STATED PROBLEM => Give back the entire listing verbatim.

INFORMATION SUPPLIED =>
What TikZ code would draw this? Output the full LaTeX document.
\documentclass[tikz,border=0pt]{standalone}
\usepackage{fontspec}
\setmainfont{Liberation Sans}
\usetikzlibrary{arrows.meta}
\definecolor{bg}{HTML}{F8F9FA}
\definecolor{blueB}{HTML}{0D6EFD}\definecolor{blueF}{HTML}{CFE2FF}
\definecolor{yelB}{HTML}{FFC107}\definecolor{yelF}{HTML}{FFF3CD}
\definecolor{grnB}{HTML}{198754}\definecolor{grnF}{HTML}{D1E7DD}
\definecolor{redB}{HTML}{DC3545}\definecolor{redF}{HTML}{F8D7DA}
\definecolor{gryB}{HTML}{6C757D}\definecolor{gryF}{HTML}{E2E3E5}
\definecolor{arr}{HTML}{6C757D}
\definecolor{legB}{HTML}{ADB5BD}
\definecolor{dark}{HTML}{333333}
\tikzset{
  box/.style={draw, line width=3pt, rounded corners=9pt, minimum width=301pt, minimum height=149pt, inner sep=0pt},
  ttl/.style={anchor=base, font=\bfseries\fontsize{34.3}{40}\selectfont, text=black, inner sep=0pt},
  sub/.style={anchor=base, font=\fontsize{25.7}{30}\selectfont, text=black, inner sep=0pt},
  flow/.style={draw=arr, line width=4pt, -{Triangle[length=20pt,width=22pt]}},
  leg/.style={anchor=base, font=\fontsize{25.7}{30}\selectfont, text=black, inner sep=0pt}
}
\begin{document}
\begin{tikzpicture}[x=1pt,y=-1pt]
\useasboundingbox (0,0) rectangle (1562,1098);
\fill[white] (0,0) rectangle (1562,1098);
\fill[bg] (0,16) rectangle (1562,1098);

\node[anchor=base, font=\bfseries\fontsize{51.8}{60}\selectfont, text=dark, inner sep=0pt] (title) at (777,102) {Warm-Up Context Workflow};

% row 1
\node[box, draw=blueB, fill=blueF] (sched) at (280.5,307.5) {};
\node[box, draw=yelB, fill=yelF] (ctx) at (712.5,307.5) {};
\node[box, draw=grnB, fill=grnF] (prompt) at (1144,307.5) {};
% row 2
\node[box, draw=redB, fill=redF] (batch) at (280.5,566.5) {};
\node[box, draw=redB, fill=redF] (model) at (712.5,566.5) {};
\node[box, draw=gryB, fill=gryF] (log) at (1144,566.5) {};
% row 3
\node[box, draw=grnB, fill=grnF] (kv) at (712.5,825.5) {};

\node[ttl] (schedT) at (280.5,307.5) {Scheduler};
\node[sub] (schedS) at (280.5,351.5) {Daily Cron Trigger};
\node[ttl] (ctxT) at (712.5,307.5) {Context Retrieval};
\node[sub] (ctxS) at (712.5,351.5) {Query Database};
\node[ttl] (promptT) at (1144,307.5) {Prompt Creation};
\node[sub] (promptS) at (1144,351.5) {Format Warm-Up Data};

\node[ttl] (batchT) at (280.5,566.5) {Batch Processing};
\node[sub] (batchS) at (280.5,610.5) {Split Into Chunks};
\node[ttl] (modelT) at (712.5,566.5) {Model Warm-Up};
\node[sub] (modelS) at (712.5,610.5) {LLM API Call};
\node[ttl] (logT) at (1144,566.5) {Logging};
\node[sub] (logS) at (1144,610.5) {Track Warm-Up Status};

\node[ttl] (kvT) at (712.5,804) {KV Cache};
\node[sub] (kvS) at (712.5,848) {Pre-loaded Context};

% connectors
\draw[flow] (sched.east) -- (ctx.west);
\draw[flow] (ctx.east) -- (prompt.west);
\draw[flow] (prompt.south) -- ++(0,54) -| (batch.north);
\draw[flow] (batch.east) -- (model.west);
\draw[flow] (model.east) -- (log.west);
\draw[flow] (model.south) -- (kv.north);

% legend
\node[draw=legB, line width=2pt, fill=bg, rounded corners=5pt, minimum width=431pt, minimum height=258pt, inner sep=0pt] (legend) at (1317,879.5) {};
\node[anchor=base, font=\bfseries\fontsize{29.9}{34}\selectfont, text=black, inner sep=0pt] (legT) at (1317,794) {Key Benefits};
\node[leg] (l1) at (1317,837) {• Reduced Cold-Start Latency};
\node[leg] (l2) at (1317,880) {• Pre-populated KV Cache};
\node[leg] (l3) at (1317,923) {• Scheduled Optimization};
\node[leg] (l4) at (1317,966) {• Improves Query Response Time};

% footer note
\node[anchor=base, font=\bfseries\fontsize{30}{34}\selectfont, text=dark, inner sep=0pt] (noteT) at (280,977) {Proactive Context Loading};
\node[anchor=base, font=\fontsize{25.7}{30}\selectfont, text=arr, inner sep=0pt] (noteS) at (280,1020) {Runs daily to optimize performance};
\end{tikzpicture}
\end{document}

FINAL ANSWER =>
What TikZ code would draw this? Output the full LaTeX document.
\documentclass[tikz,border=0pt]{standalone}
\usepackage{fontspec}
\setmainfont{Liberation Sans}
\usetikzlibrary{arrows.meta}
\definecolor{bg}{HTML}{F8F9FA}
\definecolor{blueB}{HTML}{0D6EFD}\definecolor{blueF}{HTML}{CFE2FF}
\definecolor{yelB}{HTML}{FFC107}\definecolor{yelF}{HTML}{FFF3CD}
\definecolor{grnB}{HTML}{198754}\definecolor{grnF}{HTML}{D1E7DD}
\definecolor{redB}{HTML}{DC3545}\definecolor{redF}{HTML}{F8D7DA}
\definecolor{gryB}{HTML}{6C757D}\definecolor{gryF}{HTML}{E2E3E5}
\definecolor{arr}{HTML}{6C757D}
\definecolor{legB}{HTML}{ADB5BD}
\definecolor{dark}{HTML}{333333}
\tikzset{
  box/.style={draw, line width=3pt, rounded corners=9pt, minimum width=301pt, minimum height=149pt, inner sep=0pt},
  ttl/.style={anchor=base, font=\bfseries\fontsize{34.3}{40}\selectfont, text=black, inner sep=0pt},
  sub/.style={anchor=base, font=\fontsize{25.7}{30}\selectfont, text=black, inner sep=0pt},
  flow/.style={draw=arr, line width=4pt, -{Triangle[length=20pt,width=22pt]}},
  leg/.style={anchor=base, font=\fontsize{25.7}{30}\selectfont, text=black, inner sep=0pt}
}
\begin{document}
\begin{tikzpicture}[x=1pt,y=-1pt]
\useasboundingbox (0,0) rectangle (1562,1098);
\fill[white] (0,0) rectangle (1562,1098);
\fill[bg] (0,16) rectangle (1562,1098);

\node[anchor=base, font=\bfseries\fontsize{51.8}{60}\selectfont, text=dark, inner sep=0pt] (title) at (777,102) {Warm-Up Context Workflow};

% row 1
\node[box, draw=blueB, fill=blueF] (sched) at (280.5,307.5) {};
\node[box, draw=yelB, fill=yelF] (ctx) at (712.5,307.5) {};
\node[box, draw=grnB, fill=grnF] (prompt) at (1144,307.5) {};
% row 2
\node[box, draw=redB, fill=redF] (batch) at (280.5,566.5) {};
\node[box, draw=redB, fill=redF] (model) at (712.5,566.5) {};
\node[box, draw=gryB, fill=gryF] (log) at (1144,566.5) {};
% row 3
\node[box, draw=grnB, fill=grnF] (kv) at (712.5,825.5) {};

\node[ttl] (schedT) at (280.5,307.5) {Scheduler};
\node[sub] (schedS) at (280.5,351.5) {Daily Cron Trigger};
\node[ttl] (ctxT) at (712.5,307.5) {Context Retrieval};
\node[sub] (ctxS) at (712.5,351.5) {Query Database};
\node[ttl] (promptT) at (1144,307.5) {Prompt Creation};
\node[sub] (promptS) at (1144,351.5) {Format Warm-Up Data};

\node[ttl] (batchT) at (280.5,566.5) {Batch Processing};
\node[sub] (batchS) at (280.5,610.5) {Split Into Chunks};
\node[ttl] (modelT) at (712.5,566.5) {Model Warm-Up};
\node[sub] (modelS) at (712.5,610.5) {LLM API Call};
\node[ttl] (logT) at (1144,566.5) {Logging};
\node[sub] (logS) at (1144,610.5) {Track Warm-Up Status};

\node[ttl] (kvT) at (712.5,804) {KV Cache};
\node[sub] (kvS) at (712.5,848) {Pre-loaded Context};

% connectors
\draw[flow] (sched.east) -- (ctx.west);
\draw[flow] (ctx.east) -- (prompt.west);
\draw[flow] (prompt.south) -- ++(0,54) -| (batch.north);
\draw[flow] (batch.east) -- (model.west);
\draw[flow] (model.east) -- (log.west);
\draw[flow] (model.south) -- (kv.north);

% legend
\node[draw=legB, line width=2pt, fill=bg, rounded corners=5pt, minimum width=431pt, minimum height=258pt, inner sep=0pt] (legend) at (1317,879.5) {};
\node[anchor=base, font=\bfseries\fontsize{29.9}{34}\selectfont, text=black, inner sep=0pt] (legT) at (1317,794) {Key Benefits};
\node[leg] (l1) at (1317,837) {• Reduced Cold-Start Latency};
\node[leg] (l2) at (1317,880) {• Pre-populated KV Cache};
\node[leg] (l3) at (1317,923) {• Scheduled Optimization};
\node[leg] (l4) at (1317,966) {• Improves Query Response Time};

% footer note
\node[anchor=base, font=\bfseries\fontsize{30}{34}\selectfont, text=dark, inner sep=0pt] (noteT) at (280,977) {Proactive Context Loading};
\node[anchor=base, font=\fontsize{25.7}{30}\selectfont, text=arr, inner sep=0pt] (noteS) at (280,1020) {Runs daily to optimize performance};
\end{tikzpicture}
\end{document}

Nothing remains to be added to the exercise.